Paschal High School boys’ basketball fans may have plenty to look forward to this season with a new coach bringing in a new tempo to one of the more classic facilities around.

The Panthers, who finished 10-18 last season with a 5-9 mark in District 3-5A play, welcome David Watson to his first career head coaching position.

Watson, who most recently served on district champion and regional semifinalist North Crowley’s staff for the past two seasons, says he looks to bring in a “new brand of ball” for the Purple and White.

“We plan on bringing in a faster, upper tempo style of play with pressure defense,” he said. “Last year, a lot of the scores were in the 30s and 40s.

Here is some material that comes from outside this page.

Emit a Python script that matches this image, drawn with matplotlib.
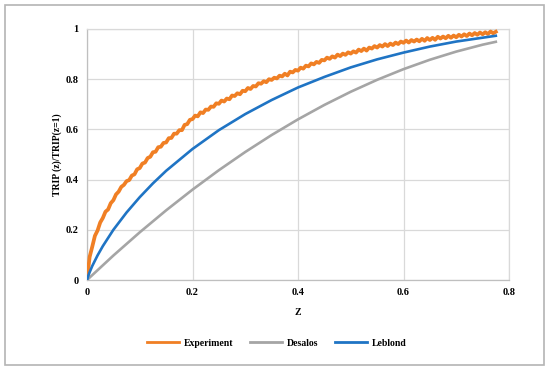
import numpy as np
import matplotlib
matplotlib.use("Agg")
import matplotlib.pyplot as plt
from matplotlib.patches import Rectangle
from matplotlib.lines import Line2D

# ---- data ----
z_exp = np.round(np.arange(0, 0.7751, 0.005), 3)
y_exp = [
    0.000, 0.092, 0.133, 0.176, 0.197, 0.229, 0.247, 0.272, 0.281, 0.306,
    0.318, 0.341, 0.352, 0.371, 0.379, 0.394, 0.398, 0.416, 0.421, 0.441,
    0.446, 0.464, 0.468, 0.486, 0.491, 0.509, 0.511, 0.529, 0.531, 0.546,
    0.548, 0.565, 0.566, 0.583, 0.583, 0.597, 0.597, 0.618, 0.621, 0.638,
    0.641, 0.655, 0.652, 0.668, 0.665, 0.679, 0.678, 0.691, 0.690, 0.704,
    0.702, 0.715, 0.711, 0.723, 0.720, 0.735, 0.733, 0.744, 0.740, 0.754,
    0.752, 0.765, 0.761, 0.773, 0.771, 0.784, 0.782, 0.792, 0.788, 0.800,
    0.797, 0.806, 0.803, 0.814, 0.811, 0.822, 0.815, 0.830, 0.827, 0.837,
    0.834, 0.846, 0.842, 0.854, 0.851, 0.863, 0.859, 0.869, 0.865, 0.877,
    0.875, 0.886, 0.881, 0.891, 0.886, 0.898, 0.892, 0.902, 0.897, 0.907,
    0.902, 0.911, 0.906, 0.918, 0.912, 0.922, 0.914, 0.926, 0.922, 0.932,
    0.926, 0.936, 0.930, 0.940, 0.932, 0.942, 0.936, 0.946, 0.940, 0.950,
    0.945, 0.954, 0.946, 0.956, 0.950, 0.958, 0.951, 0.961, 0.953, 0.964,
    0.956, 0.965, 0.957, 0.969, 0.962, 0.970, 0.963, 0.973, 0.965, 0.974,
    0.967, 0.977, 0.970, 0.979, 0.972, 0.982, 0.975, 0.984, 0.977, 0.986,
    0.979, 0.987, 0.980, 0.990, 0.983, 0.989,
]

z_des = [0, 0.05, 0.10, 0.15, 0.20, 0.25, 0.30, 0.35, 0.40, 0.45, 0.50,
         0.55, 0.60, 0.65, 0.70, 0.75, 0.775]
y_des = [0, 0.0975, 0.19, 0.2775, 0.36, 0.4375, 0.51, 0.5775, 0.64, 0.6975,
         0.75, 0.7975, 0.84, 0.8775, 0.91, 0.9375, 0.949]

z_leb = [0, 0.002, 0.005, 0.01, 0.02, 0.03, 0.05, 0.075, 0.10, 0.125, 0.15,
         0.20, 0.25, 0.30, 0.35, 0.40, 0.45, 0.50, 0.55, 0.60, 0.65, 0.70,
         0.775]
y_leb = [0, 0.014, 0.031, 0.056, 0.098, 0.135, 0.200, 0.269, 0.330, 0.385,
         0.435, 0.522, 0.597, 0.661, 0.717, 0.767, 0.809, 0.847, 0.879,
         0.906, 0.930, 0.950, 0.973]

series_names = ["Experiment", "Desalos", "Leblond"]
colors = ["#f07f24", "#a5a5a5", "#1f74c4"]
x_ticks = [0, 0.2, 0.4, 0.6, 0.8]
y_ticks = [0, 0.2, 0.4, 0.6, 0.8, 1]

# ---- figure ----
plt.rcParams['font.family'] = ['Liberation Serif', 'DejaVu Serif']
fig = plt.figure(figsize=(5.5, 3.71), dpi=100)
fig.patch.set_facecolor("white")
fig.add_artist(Rectangle((5/550, 1-365/371), 539/550, 360/371,
                         transform=fig.transFigure, fill=False,
                         edgecolor="#b4b4b4", linewidth=1.2))

ax = fig.add_axes([87/550, 1-280/371, 422/550, 251/371])
ax.plot(z_exp, y_exp, color=colors[0], lw=2.7, zorder=3)
ax.plot(z_des, y_des, color=colors[1], lw=1.9, zorder=4)
ax.plot(z_leb, y_leb, color=colors[2], lw=1.9, zorder=5)

ax.set_xlim(0, 0.8)
ax.set_ylim(0, 1)
ax.set_xticks(x_ticks)
ax.set_xticklabels(["0", "0.2", "0.4", "0.6", "0.8"])
ax.set_yticks(y_ticks)
ax.set_yticklabels(["0", "0.2", "0.4", "0.6", "0.8", "1"])
ax.tick_params(axis="y", length=0, labelsize=7.5, pad=6)
ax.tick_params(axis="x", length=0, labelsize=7.5, pad=6)
for lab in ax.get_xticklabels() + ax.get_yticklabels():
    lab.set_fontweight("bold")
ax.grid(True, color="#d9d9d9", lw=0.9, zorder=0)
ax.set_axisbelow(True)
for s in ax.spines.values():
    s.set_color("#d9d9d9")
    s.set_linewidth(0.9)
ax.spines["left"].set_color("#bfbfbf")
ax.spines["bottom"].set_color("#bfbfbf")

ax.set_xlabel("Z", fontsize=7, fontweight="bold", labelpad=8)
ax.set_ylabel("TRIP (z)/TRIP(z=1)", fontsize=7, fontweight="bold", labelpad=3)

handles = [Line2D([], [], color=c, lw=2) for c in colors]
fig.legend(handles, series_names, loc="center", bbox_to_anchor=(277/550, 1-343/371),
           ncol=3, frameon=False, prop={"size": 7, "weight": "bold"},
           handlelength=3.3, columnspacing=1.7, handletextpad=0.5)

fig.savefig("out.png", dpi=100, facecolor="white")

We are looking to get them into the 60s and 70s.”

It may not be too much of a stretch with six letterman returning, including the squad’s top two performers from the previous year, guards Xavier Mayes (second-team All-District 3-5A) and Da’Mon Smith.

Quality experience from the core of the roster can be expected to complement Watson’s recent experience in the district.

“It won’t necessarily make it easier,” Watson said. “But having some familiarity with other coaches and playing styles makes it a lot easier to scout and prepare for games.”

Another sort of familiarity Watson brings to the table is college basketball experience. He was an NJCAA Honorable Mention All-American at Spartanburg Methodist College and later became a team captain of Division I’s Liberty University, but will not take it for granted as automatic improvement for the program.

“It doesn’t give me a leg up,” he said. “The best thing it helps with is player development and knowing what is needed [of them]. I had the privilege of going through some of these drills in my college program, and we want ours to have a college feel with the intensity level of our drills.”

The Panthers are also taking the initiative of moving their program up a notch by taking part in three tournaments in the early going.

“We’re going to the Coca-Cola Thanksgiving Classic at Wilkerson-Greines Center [located next to TCC South campus] and the Northeast Lions Club Tournament in North Richland Hills,” Watson said. “The one in Cedar Hill will be tough.”

The two most influential people in the program have the right mentality, but also have a tangible weapon that few high schools have.

Paschal’s basketball gym, constructed in the 1950s, has seating on just one side of its gym, and only holds five rows at that. Boys Athletic Coordinator Matt Cook, who is in his seventh year at the school, says he appreciates the intimate feel to it.

“It’s nice having a small-town feel to know it’s always filled to the brim,” he said. “It’s a great little venue and our kids love it. Coach Watson wants to bring it back for the start of his head coaching career.”

Cook also added that the facility is always receiving new lighting, painting, locker room additions, and concession space. The court is also redone twice a year.

The dawning of a new era in Paschal basketball is here, and those close to the program are looking up. Time will tell how the Panthers perform on the prowl.